Many survivors sat helplessly on the ground, watching the rescuers' work and praying for miracles. Some desperately dug with their bare hands.
Some rescuers claimed they detected signs of life - cell phone rings and occasional faint cries for help.
By Sunday night, 127 were confirmed dead and 88 were injured. An estimated 1,294 people are missing.
The local government said at least 307 homes were destroyed.
Message of love
Two girls stood near a shelter for survivors and handed out cups of spring water to anyone passing by.
"There's no drinking water around, so we carried water from the mountains," said Yan Xiyun, the elder girl.
Yan, 13, and her friend, Wang Yongxia, 8, carried the pails of spring water from the mountains for least 30 minutes. They had been on such water-fetching trips at least five times since Sunday night.
Not everyone accepted their offer -- some were too busy while others were too much immersed in their grief. "But it's very touching to see these young girls' gesture of love and care," said a police officer who was helping with the rescue work.

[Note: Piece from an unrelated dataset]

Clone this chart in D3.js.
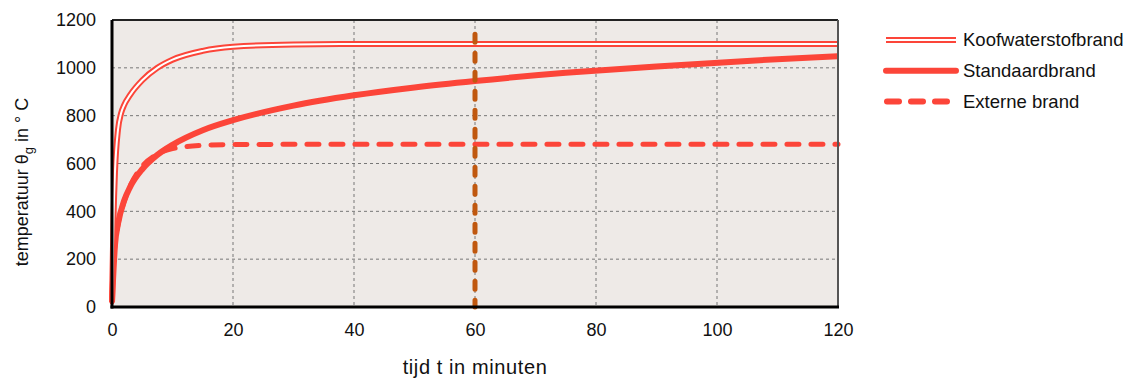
<!DOCTYPE html>
<html>
<head>
<meta charset="utf-8">
<script src="https://cdn.jsdelivr.net/npm/d3@7"></script>
<style>
  body { margin: 0; background: #fff; }
  text { font-family: "Liberation Sans", Arial, sans-serif; fill: #111; }
</style>
</head>
<body>
<svg width="1126" height="378"></svg>
<script>
// values (time in minutes, temperature in °C)
let hcTime = [0, 0.25, 0.5, 1, 1.5, 2, 3, 5, 7.5, 10, 15, 20, 30, 40, 60, 90, 120];
let hcTemp = [20, 373, 568, 743, 810, 844, 887, 948, 1000, 1034, 1071, 1088, 1098, 1100, 1100, 1100, 1100];

let stdTime = [0, 0.5, 1, 2, 3, 5, 7.5, 10, 15, 20, 30, 40, 50, 60, 75, 90, 105, 120];
let stdTemp = [20, 261, 349, 444, 502, 576, 636, 678, 739, 781, 842, 885, 918, 945, 979, 1006, 1029, 1049];

let extTime = [0, 0.25, 0.5, 1, 2, 3, 5, 7.5, 10, 15, 20, 30, 60, 120];
let extTemp = [20, 182, 263, 346, 441, 506, 588, 639, 662, 676, 679, 680, 680, 680];

let markTime = 60;
let markTop = 1140;

let xTicks = [0, 20, 40, 60, 80, 100, 120];
let yTicks = [0, 200, 400, 600, 800, 1000, 1200];
let legendNames = ["Koofwaterstofbrand", "Standaardbrand", "Externe brand"];

let svg = d3.select("svg");
let margin = {left: 112, top: 20, right: 288, bottom: 71};
let width = 1126 - margin.left - margin.right,
    height = 378 - margin.top - margin.bottom;

let x = d3.scaleLinear().domain([0, 120]).range([0, width]);
let y = d3.scaleLinear().domain([0, 1200]).range([height, 0]);

let red = "#fc4539";

let g = svg.append("g").attr("transform", `translate(${margin.left},${margin.top})`);

g.append("rect")
  .attr("width", width).attr("height", height)
  .attr("fill", "#eeeae7");

// grid
g.append("g").selectAll("line")
  .data(xTicks.slice(1, -1))
  .enter().append("line")
  .attr("x1", d => x(d)).attr("x2", d => x(d))
  .attr("y1", 0).attr("y2", height)
  .attr("stroke", "#777").attr("stroke-width", 1).attr("stroke-dasharray", "3,3");

g.append("g").selectAll("line")
  .data(yTicks.slice(1, -1))
  .enter().append("line")
  .attr("y1", d => y(d)).attr("y2", d => y(d))
  .attr("x1", 0).attr("x2", width)
  .attr("stroke", "#777").attr("stroke-width", 1).attr("stroke-dasharray", "3,3");

let line = d3.line()
  .x(d => x(d[0]))
  .y(d => y(d[1]))
  .curve(d3.curveMonotoneX);

let hc = hcTime.map((t, i) => [t, hcTemp[i]]);
let std = stdTime.map((t, i) => [t, stdTemp[i]]);
let ext = extTime.map((t, i) => [t, extTemp[i]]);

let lines = g.append("g").attr("fill", "none");

lines.append("path")
  .attr("d", line(ext))
  .attr("stroke", red).attr("stroke-width", 5)
  .attr("stroke-dasharray", "12,12").attr("stroke-linecap", "round");

lines.append("path")
  .attr("d", line(std))
  .attr("stroke", red).attr("stroke-width", 6);

lines.append("path")
  .attr("d", line(hc))
  .attr("stroke", red).attr("stroke-width", 6);
lines.append("path")
  .attr("d", line(hc))
  .attr("stroke", "#fff").attr("stroke-width", 2);

// 60 minute marker
g.append("line")
  .attr("x1", x(markTime)).attr("x2", x(markTime))
  .attr("y1", y(markTop)).attr("y2", y(0))
  .attr("stroke", "#c0580f").attr("stroke-width", 5)
  .attr("stroke-dasharray", "8,11").attr("stroke-linecap", "round");

// frame
g.append("line").attr("x1", 0).attr("x2", width).attr("y1", 0).attr("y2", 0)
  .attr("stroke", "#222").attr("stroke-width", 2);
g.append("line").attr("x1", width).attr("x2", width).attr("y1", 0).attr("y2", height)
  .attr("stroke", "#555").attr("stroke-width", 2);
g.append("line").attr("x1", 0).attr("x2", 0).attr("y1", 0).attr("y2", height + 1.5)
  .attr("stroke", "#000").attr("stroke-width", 3);
g.append("line").attr("x1", -1.5).attr("x2", width + 1).attr("y1", height).attr("y2", height)
  .attr("stroke", "#000").attr("stroke-width", 3);

// axes (labels only)
let xAxis = g.append("g")
  .attr("transform", `translate(0,${height})`)
  .call(d3.axisBottom(x).tickValues(xTicks).tickFormat(d3.format("d")).tickSize(0).tickPadding(16));
let yAxis = g.append("g")
  .call(d3.axisLeft(y).tickValues(yTicks).tickFormat(d3.format("d")).tickSize(0).tickPadding(16));
[xAxis, yAxis].forEach(a => {
  a.select(".domain").remove();
  a.attr("font-size", null).attr("font-family", null);
  a.selectAll("text")
    .style("font-size", "18px").attr("fill", "#111");
});

svg.append("text")
  .attr("x", margin.left + x(60)).attr("y", 374)
  .attr("text-anchor", "middle")
  .style("font-size", "20px").style("letter-spacing", "0.6px")
  .text("tijd t in minuten");

let yl = svg.append("text")
  .attr("transform", "translate(28,182) rotate(-90)")
  .attr("text-anchor", "middle").style("font-size", "18px");
yl.append("tspan").text("temperatuur θ");
yl.append("tspan").style("font-size", "13px").attr("dy", 5).text("g");
yl.append("tspan").attr("dy", -5).text(" in ° C");

// legend
let lg = svg.append("g").attr("transform", "translate(884,40)");
let items = lg.selectAll("g")
  .data(legendNames)
  .enter().append("g")
  .attr("transform", (d, i) => `translate(0,${i * 30.7})`);

items.each(function(d, i) {
  let it = d3.select(this);
  if (i === 0) {
    it.append("line").attr("x1", 2).attr("x2", 72)
      .attr("stroke", red).attr("stroke-width", 6);
    it.append("line").attr("x1", 2).attr("x2", 72)
      .attr("stroke", "#fff").attr("stroke-width", 2);
  } else if (i === 1) {
    it.append("line").attr("x1", 2).attr("x2", 72)
      .attr("stroke", red).attr("stroke-width", 6).attr("stroke-linecap", "round");
  } else {
    it.append("line").attr("x1", 3).attr("x2", 64)
      .attr("stroke", red).attr("stroke-width", 6).attr("stroke-linecap", "round")
      .attr("stroke-dasharray", "12,12");
  }
  it.append("text").attr("x", 79).attr("dy", "0.35em")
    .style("font-size", "18.5px").text(d);
});
</script>
</body>
</html>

Though cash donations and relief supplies poured into the area Monday, the county was still in dire need of water and food as all roads are submerged under sludge and mud, making it impossible for vehicles to reach the area. The first food store that reopened after the disaster was a Muslim eatery and it offered pancakes to rescuers for free.
"We owe them a lot and this is the only thing I can do to repay their kindness," said the store-keeper, who gave only his family name as Han.
An act of god?
At a press conference Monday afternoon, Minister of Land and Resources Xu Shaoshi enumerated several causes for Sunday's disaster: the county's loose, weathered terrain that is prone to landslides and other disasters; the massive earthquake of 2008 that shook the mountains around Zhouqu; the sustained drought and soil erosion in the region since last winter; and the torrential rain that lasted more than 40 minutes and deposited at least 90 millimeters of rain Saturday night.
When an 8.0-magnitude earthquake struck Wenchuan County in neighboring Sichuan Province in May 2008, Zhouqu County reported 15 deaths and 59 injuries. The quake also increased the risk for geological disasters in the county.
In fact, three years before the quake, in 2005, warnings about geological disasters, including "flash floods, landslides and mudslides that could endanger the locals' lives," appeared in a newspaper in the provincial capital, Lanzhou.
The five-year-old warnings reappeared on a website after the accident.
"Dams were built to block the two traditional passageways of floods and mudslides - the Bailong River valley," said Yang Fan, a resident in Zhouqu County. "But this time, the disaster changed route and swept through the populated areas."
Zhouqu County, about 650 km from Lanzhou, sits in the Bailong River Valley and is hemmed in by rocky mountains on both sides.